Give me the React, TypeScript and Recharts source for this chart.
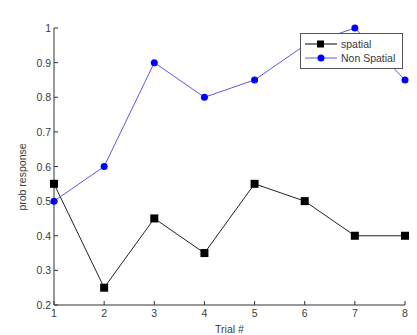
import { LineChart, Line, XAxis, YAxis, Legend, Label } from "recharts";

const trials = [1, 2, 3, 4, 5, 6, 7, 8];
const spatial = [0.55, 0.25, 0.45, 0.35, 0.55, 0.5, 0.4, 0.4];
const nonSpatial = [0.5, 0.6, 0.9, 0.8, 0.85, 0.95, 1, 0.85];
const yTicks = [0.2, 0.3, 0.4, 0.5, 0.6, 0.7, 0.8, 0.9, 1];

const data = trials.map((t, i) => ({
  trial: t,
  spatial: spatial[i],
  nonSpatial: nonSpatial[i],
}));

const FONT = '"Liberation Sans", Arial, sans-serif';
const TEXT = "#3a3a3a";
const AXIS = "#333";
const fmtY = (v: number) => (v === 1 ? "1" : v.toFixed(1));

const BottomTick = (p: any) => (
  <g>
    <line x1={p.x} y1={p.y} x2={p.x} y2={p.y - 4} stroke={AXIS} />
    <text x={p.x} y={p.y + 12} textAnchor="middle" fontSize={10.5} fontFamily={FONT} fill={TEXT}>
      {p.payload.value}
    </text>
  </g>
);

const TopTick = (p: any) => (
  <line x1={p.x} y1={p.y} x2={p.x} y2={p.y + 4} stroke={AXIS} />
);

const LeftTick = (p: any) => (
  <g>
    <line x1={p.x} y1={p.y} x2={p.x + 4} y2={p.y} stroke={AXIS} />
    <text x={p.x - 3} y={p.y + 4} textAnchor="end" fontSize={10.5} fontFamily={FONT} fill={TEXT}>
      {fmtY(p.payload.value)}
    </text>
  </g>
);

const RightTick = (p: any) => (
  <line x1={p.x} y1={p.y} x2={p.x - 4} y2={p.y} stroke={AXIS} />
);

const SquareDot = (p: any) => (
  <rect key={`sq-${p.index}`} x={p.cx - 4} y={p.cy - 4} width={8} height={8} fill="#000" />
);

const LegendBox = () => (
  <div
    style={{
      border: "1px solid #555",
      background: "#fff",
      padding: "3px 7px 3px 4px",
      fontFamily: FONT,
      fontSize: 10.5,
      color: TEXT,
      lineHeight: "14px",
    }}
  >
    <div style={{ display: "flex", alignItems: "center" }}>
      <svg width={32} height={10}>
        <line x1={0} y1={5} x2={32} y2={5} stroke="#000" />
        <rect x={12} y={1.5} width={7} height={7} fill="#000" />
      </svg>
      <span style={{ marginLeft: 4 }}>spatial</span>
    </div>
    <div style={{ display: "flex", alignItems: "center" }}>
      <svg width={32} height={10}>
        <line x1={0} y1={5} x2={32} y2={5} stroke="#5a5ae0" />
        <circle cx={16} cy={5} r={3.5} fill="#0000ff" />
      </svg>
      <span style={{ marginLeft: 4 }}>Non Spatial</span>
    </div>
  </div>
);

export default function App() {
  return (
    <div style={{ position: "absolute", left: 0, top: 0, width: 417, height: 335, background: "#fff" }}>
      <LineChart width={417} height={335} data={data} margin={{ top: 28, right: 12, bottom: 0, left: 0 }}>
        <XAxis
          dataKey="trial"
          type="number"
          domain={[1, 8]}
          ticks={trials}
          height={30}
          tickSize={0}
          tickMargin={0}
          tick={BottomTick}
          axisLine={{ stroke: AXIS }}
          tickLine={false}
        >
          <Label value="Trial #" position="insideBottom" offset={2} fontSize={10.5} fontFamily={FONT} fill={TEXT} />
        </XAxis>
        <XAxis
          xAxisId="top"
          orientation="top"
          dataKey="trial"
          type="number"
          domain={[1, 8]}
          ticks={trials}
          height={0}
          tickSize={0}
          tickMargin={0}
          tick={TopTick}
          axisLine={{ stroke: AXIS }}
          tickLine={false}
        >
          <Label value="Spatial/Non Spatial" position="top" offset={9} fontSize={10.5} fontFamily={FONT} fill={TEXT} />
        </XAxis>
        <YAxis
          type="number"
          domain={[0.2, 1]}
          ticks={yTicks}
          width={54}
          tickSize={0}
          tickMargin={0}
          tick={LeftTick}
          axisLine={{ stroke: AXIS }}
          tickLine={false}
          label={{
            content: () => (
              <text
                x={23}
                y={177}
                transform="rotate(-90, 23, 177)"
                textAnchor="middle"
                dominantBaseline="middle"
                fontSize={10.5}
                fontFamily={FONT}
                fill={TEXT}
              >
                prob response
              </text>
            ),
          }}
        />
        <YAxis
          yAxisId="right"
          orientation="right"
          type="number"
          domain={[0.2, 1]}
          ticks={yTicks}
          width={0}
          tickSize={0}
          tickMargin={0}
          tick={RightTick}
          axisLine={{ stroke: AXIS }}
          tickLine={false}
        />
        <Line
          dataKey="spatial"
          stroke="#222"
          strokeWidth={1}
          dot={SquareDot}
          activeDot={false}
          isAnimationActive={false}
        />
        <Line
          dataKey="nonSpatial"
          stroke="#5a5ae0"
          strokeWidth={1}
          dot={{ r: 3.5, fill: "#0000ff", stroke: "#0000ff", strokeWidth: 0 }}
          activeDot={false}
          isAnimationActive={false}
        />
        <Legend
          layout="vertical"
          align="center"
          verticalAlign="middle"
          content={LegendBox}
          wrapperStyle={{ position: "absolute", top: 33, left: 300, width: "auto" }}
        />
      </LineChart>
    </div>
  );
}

• What is required
Could you repeat all of the material exactly? Pictures should not be copied.

• Output for this exercise
Give me the React, TypeScript and Recharts source for this chart.
import { LineChart, Line, XAxis, YAxis, Legend, Label } from "recharts";

const trials = [1, 2, 3, 4, 5, 6, 7, 8];
const spatial = [0.55, 0.25, 0.45, 0.35, 0.55, 0.5, 0.4, 0.4];
const nonSpatial = [0.5, 0.6, 0.9, 0.8, 0.85, 0.95, 1, 0.85];
const yTicks = [0.2, 0.3, 0.4, 0.5, 0.6, 0.7, 0.8, 0.9, 1];

const data = trials.map((t, i) => ({
  trial: t,
  spatial: spatial[i],
  nonSpatial: nonSpatial[i],
}));

const FONT = '"Liberation Sans", Arial, sans-serif';
const TEXT = "#3a3a3a";
const AXIS = "#333";
const fmtY = (v: number) => (v === 1 ? "1" : v.toFixed(1));

const BottomTick = (p: any) => (
  <g>
    <line x1={p.x} y1={p.y} x2={p.x} y2={p.y - 4} stroke={AXIS} />
    <text x={p.x} y={p.y + 12} textAnchor="middle" fontSize={10.5} fontFamily={FONT} fill={TEXT}>
      {p.payload.value}
    </text>
  </g>
);

const TopTick = (p: any) => (
  <line x1={p.x} y1={p.y} x2={p.x} y2={p.y + 4} stroke={AXIS} />
);

const LeftTick = (p: any) => (
  <g>
    <line x1={p.x} y1={p.y} x2={p.x + 4} y2={p.y} stroke={AXIS} />
    <text x={p.x - 3} y={p.y + 4} textAnchor="end" fontSize={10.5} fontFamily={FONT} fill={TEXT}>
      {fmtY(p.payload.value)}
    </text>
  </g>
);

const RightTick = (p: any) => (
  <line x1={p.x} y1={p.y} x2={p.x - 4} y2={p.y} stroke={AXIS} />
);

const SquareDot = (p: any) => (
  <rect key={`sq-${p.index}`} x={p.cx - 4} y={p.cy - 4} width={8} height={8} fill="#000" />
);

const LegendBox = () => (
  <div
    style={{
      border: "1px solid #555",
      background: "#fff",
      padding: "3px 7px 3px 4px",
      fontFamily: FONT,
      fontSize: 10.5,
      color: TEXT,
      lineHeight: "14px",
    }}
  >
    <div style={{ display: "flex", alignItems: "center" }}>
      <svg width={32} height={10}>
        <line x1={0} y1={5} x2={32} y2={5} stroke="#000" />
        <rect x={12} y={1.5} width={7} height={7} fill="#000" />
      </svg>
      <span style={{ marginLeft: 4 }}>spatial</span>
    </div>
    <div style={{ display: "flex", alignItems: "center" }}>
      <svg width={32} height={10}>
        <line x1={0} y1={5} x2={32} y2={5} stroke="#5a5ae0" />
        <circle cx={16} cy={5} r={3.5} fill="#0000ff" />
      </svg>
      <span style={{ marginLeft: 4 }}>Non Spatial</span>
    </div>
  </div>
);

export default function App() {
  return (
    <div style={{ position: "absolute", left: 0, top: 0, width: 417, height: 335, background: "#fff" }}>
      <LineChart width={417} height={335} data={data} margin={{ top: 28, right: 12, bottom: 0, left: 0 }}>
        <XAxis
          dataKey="trial"
          type="number"
          domain={[1, 8]}
          ticks={trials}
          height={30}
          tickSize={0}
          tickMargin={0}
          tick={BottomTick}
          axisLine={{ stroke: AXIS }}
          tickLine={false}
        >
          <Label value="Trial #" position="insideBottom" offset={2} fontSize={10.5} fontFamily={FONT} fill={TEXT} />
        </XAxis>
        <XAxis
          xAxisId="top"
          orientation="top"
          dataKey="trial"
          type="number"
          domain={[1, 8]}
          ticks={trials}
          height={0}
          tickSize={0}
          tickMargin={0}
          tick={TopTick}
          axisLine={{ stroke: AXIS }}
          tickLine={false}
        >
          <Label value="Spatial/Non Spatial" position="top" offset={9} fontSize={10.5} fontFamily={FONT} fill={TEXT} />
        </XAxis>
        <YAxis
          type="number"
          domain={[0.2, 1]}
          ticks={yTicks}
          width={54}
          tickSize={0}
          tickMargin={0}
          tick={LeftTick}
          axisLine={{ stroke: AXIS }}
          tickLine={false}
          label={{
            content: () => (
              <text
                x={23}
                y={177}
                transform="rotate(-90, 23, 177)"
                textAnchor="middle"
                dominantBaseline="middle"
                fontSize={10.5}
                fontFamily={FONT}
                fill={TEXT}
              >
                prob response
              </text>
            ),
          }}
        />
        <YAxis
          yAxisId="right"
          orientation="right"
          type="number"
          domain={[0.2, 1]}
          ticks={yTicks}
          width={0}
          tickSize={0}
          tickMargin={0}
          tick={RightTick}
          axisLine={{ stroke: AXIS }}
          tickLine={false}
        />
        <Line
          dataKey="spatial"
          stroke="#222"
          strokeWidth={1}
          dot={SquareDot}
          activeDot={false}
          isAnimationActive={false}
        />
        <Line
          dataKey="nonSpatial"
          stroke="#5a5ae0"
          strokeWidth={1}
          dot={{ r: 3.5, fill: "#0000ff", stroke: "#0000ff", strokeWidth: 0 }}
          activeDot={false}
          isAnimationActive={false}
        />
        <Legend
          layout="vertical"
          align="center"
          verticalAlign="middle"
          content={LegendBox}
          wrapperStyle={{ position: "absolute", top: 33, left: 300, width: "auto" }}
        />
      </LineChart>
    </div>
  );
}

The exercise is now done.